§ **Collected data**
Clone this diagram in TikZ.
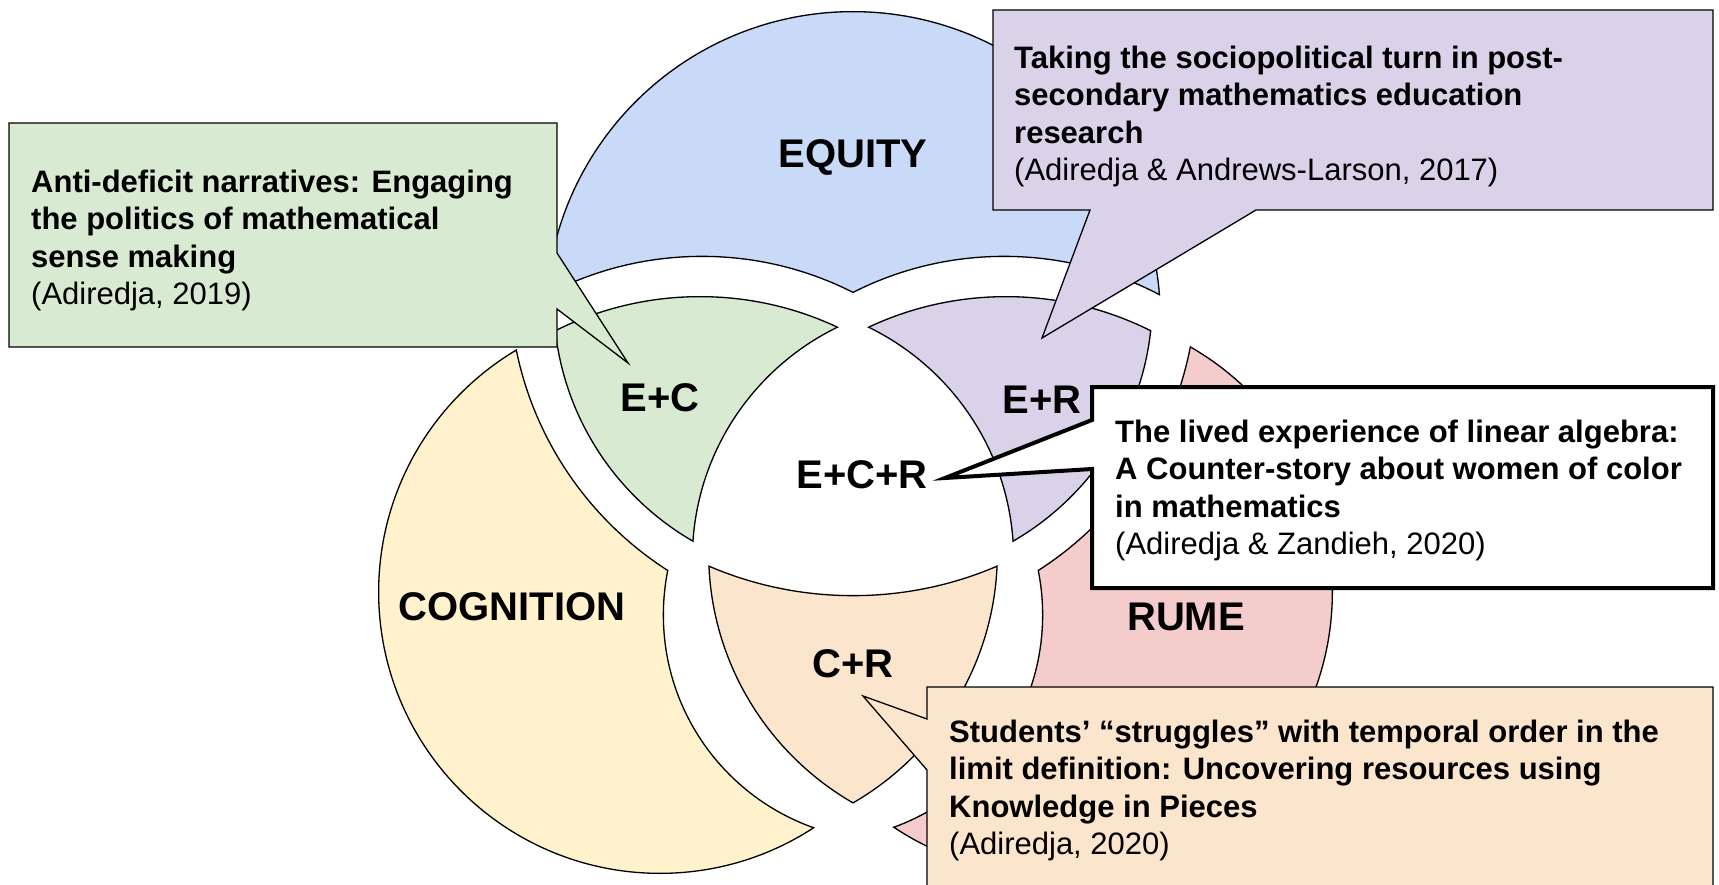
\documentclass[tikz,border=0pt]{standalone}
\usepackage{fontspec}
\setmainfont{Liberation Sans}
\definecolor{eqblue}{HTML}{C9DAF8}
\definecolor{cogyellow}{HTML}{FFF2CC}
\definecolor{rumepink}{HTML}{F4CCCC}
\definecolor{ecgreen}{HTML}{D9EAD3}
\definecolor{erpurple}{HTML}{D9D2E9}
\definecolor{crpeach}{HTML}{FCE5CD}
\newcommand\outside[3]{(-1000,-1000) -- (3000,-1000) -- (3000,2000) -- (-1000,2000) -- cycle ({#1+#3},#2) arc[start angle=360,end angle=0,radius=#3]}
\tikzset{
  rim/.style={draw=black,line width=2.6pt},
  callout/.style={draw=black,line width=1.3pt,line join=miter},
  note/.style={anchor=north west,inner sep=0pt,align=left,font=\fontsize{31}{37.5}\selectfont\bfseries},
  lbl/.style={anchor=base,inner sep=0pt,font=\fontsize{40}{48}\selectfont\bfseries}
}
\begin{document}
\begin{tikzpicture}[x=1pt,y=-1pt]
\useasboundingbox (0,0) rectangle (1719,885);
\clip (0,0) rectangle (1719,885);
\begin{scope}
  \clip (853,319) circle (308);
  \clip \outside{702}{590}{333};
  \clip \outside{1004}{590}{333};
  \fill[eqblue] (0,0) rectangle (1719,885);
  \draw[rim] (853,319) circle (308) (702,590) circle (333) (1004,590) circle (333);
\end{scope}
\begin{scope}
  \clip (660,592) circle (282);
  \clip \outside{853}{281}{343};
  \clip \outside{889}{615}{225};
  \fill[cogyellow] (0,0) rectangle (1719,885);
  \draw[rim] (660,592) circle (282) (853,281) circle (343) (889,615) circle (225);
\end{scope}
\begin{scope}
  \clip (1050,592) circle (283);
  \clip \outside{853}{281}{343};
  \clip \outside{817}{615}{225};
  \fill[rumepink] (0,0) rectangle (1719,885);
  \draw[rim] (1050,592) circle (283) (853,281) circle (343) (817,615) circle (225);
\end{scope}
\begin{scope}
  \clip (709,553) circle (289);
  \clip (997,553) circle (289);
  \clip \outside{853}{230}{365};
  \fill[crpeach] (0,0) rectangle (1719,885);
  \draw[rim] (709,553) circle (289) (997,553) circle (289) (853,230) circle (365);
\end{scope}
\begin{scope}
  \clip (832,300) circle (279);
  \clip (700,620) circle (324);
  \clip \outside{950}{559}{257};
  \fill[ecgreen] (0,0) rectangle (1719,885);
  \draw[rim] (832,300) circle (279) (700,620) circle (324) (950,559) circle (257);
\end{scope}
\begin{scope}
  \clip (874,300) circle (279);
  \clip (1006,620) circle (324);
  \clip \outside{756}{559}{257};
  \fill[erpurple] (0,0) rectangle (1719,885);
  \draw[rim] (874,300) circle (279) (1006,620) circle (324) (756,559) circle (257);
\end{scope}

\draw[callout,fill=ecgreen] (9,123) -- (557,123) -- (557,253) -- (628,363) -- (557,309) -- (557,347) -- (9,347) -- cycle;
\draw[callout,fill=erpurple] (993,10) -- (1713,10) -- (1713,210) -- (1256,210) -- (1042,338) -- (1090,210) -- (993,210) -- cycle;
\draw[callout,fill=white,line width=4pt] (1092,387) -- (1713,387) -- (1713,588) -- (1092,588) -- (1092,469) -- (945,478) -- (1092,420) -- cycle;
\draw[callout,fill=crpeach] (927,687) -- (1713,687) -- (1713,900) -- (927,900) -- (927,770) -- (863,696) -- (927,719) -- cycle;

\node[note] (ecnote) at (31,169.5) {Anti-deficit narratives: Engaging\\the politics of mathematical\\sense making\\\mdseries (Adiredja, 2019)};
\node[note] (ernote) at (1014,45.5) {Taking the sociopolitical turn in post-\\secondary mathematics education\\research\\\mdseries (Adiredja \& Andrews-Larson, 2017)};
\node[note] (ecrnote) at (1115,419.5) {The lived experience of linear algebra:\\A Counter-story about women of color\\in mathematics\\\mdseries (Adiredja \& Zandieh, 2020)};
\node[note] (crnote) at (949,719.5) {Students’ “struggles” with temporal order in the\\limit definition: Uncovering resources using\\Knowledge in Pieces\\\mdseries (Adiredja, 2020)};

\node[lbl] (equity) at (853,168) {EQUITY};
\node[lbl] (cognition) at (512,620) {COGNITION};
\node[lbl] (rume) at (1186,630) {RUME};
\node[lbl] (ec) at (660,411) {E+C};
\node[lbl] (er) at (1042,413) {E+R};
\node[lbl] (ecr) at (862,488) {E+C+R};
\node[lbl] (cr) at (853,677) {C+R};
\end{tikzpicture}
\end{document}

§ **Job**
Give the material again exactly as it is, but keep the pictures out.

§ **The output**
Clone this diagram in TikZ.
\documentclass[tikz,border=0pt]{standalone}
\usepackage{fontspec}
\setmainfont{Liberation Sans}
\definecolor{eqblue}{HTML}{C9DAF8}
\definecolor{cogyellow}{HTML}{FFF2CC}
\definecolor{rumepink}{HTML}{F4CCCC}
\definecolor{ecgreen}{HTML}{D9EAD3}
\definecolor{erpurple}{HTML}{D9D2E9}
\definecolor{crpeach}{HTML}{FCE5CD}
\newcommand\outside[3]{(-1000,-1000) -- (3000,-1000) -- (3000,2000) -- (-1000,2000) -- cycle ({#1+#3},#2) arc[start angle=360,end angle=0,radius=#3]}
\tikzset{
  rim/.style={draw=black,line width=2.6pt},
  callout/.style={draw=black,line width=1.3pt,line join=miter},
  note/.style={anchor=north west,inner sep=0pt,align=left,font=\fontsize{31}{37.5}\selectfont\bfseries},
  lbl/.style={anchor=base,inner sep=0pt,font=\fontsize{40}{48}\selectfont\bfseries}
}
\begin{document}
\begin{tikzpicture}[x=1pt,y=-1pt]
\useasboundingbox (0,0) rectangle (1719,885);
\clip (0,0) rectangle (1719,885);
\begin{scope}
  \clip (853,319) circle (308);
  \clip \outside{702}{590}{333};
  \clip \outside{1004}{590}{333};
  \fill[eqblue] (0,0) rectangle (1719,885);
  \draw[rim] (853,319) circle (308) (702,590) circle (333) (1004,590) circle (333);
\end{scope}
\begin{scope}
  \clip (660,592) circle (282);
  \clip \outside{853}{281}{343};
  \clip \outside{889}{615}{225};
  \fill[cogyellow] (0,0) rectangle (1719,885);
  \draw[rim] (660,592) circle (282) (853,281) circle (343) (889,615) circle (225);
\end{scope}
\begin{scope}
  \clip (1050,592) circle (283);
  \clip \outside{853}{281}{343};
  \clip \outside{817}{615}{225};
  \fill[rumepink] (0,0) rectangle (1719,885);
  \draw[rim] (1050,592) circle (283) (853,281) circle (343) (817,615) circle (225);
\end{scope}
\begin{scope}
  \clip (709,553) circle (289);
  \clip (997,553) circle (289);
  \clip \outside{853}{230}{365};
  \fill[crpeach] (0,0) rectangle (1719,885);
  \draw[rim] (709,553) circle (289) (997,553) circle (289) (853,230) circle (365);
\end{scope}
\begin{scope}
  \clip (832,300) circle (279);
  \clip (700,620) circle (324);
  \clip \outside{950}{559}{257};
  \fill[ecgreen] (0,0) rectangle (1719,885);
  \draw[rim] (832,300) circle (279) (700,620) circle (324) (950,559) circle (257);
\end{scope}
\begin{scope}
  \clip (874,300) circle (279);
  \clip (1006,620) circle (324);
  \clip \outside{756}{559}{257};
  \fill[erpurple] (0,0) rectangle (1719,885);
  \draw[rim] (874,300) circle (279) (1006,620) circle (324) (756,559) circle (257);
\end{scope}

\draw[callout,fill=ecgreen] (9,123) -- (557,123) -- (557,253) -- (628,363) -- (557,309) -- (557,347) -- (9,347) -- cycle;
\draw[callout,fill=erpurple] (993,10) -- (1713,10) -- (1713,210) -- (1256,210) -- (1042,338) -- (1090,210) -- (993,210) -- cycle;
\draw[callout,fill=white,line width=4pt] (1092,387) -- (1713,387) -- (1713,588) -- (1092,588) -- (1092,469) -- (945,478) -- (1092,420) -- cycle;
\draw[callout,fill=crpeach] (927,687) -- (1713,687) -- (1713,900) -- (927,900) -- (927,770) -- (863,696) -- (927,719) -- cycle;

\node[note] (ecnote) at (31,169.5) {Anti-deficit narratives: Engaging\\the politics of mathematical\\sense making\\\mdseries (Adiredja, 2019)};
\node[note] (ernote) at (1014,45.5) {Taking the sociopolitical turn in post-\\secondary mathematics education\\research\\\mdseries (Adiredja \& Andrews-Larson, 2017)};
\node[note] (ecrnote) at (1115,419.5) {The lived experience of linear algebra:\\A Counter-story about women of color\\in mathematics\\\mdseries (Adiredja \& Zandieh, 2020)};
\node[note] (crnote) at (949,719.5) {Students’ “struggles” with temporal order in the\\limit definition: Uncovering resources using\\Knowledge in Pieces\\\mdseries (Adiredja, 2020)};

\node[lbl] (equity) at (853,168) {EQUITY};
\node[lbl] (cognition) at (512,620) {COGNITION};
\node[lbl] (rume) at (1186,630) {RUME};
\node[lbl] (ec) at (660,411) {E+C};
\node[lbl] (er) at (1042,413) {E+R};
\node[lbl] (ecr) at (862,488) {E+C+R};
\node[lbl] (cr) at (853,677) {C+R};
\end{tikzpicture}
\end{document}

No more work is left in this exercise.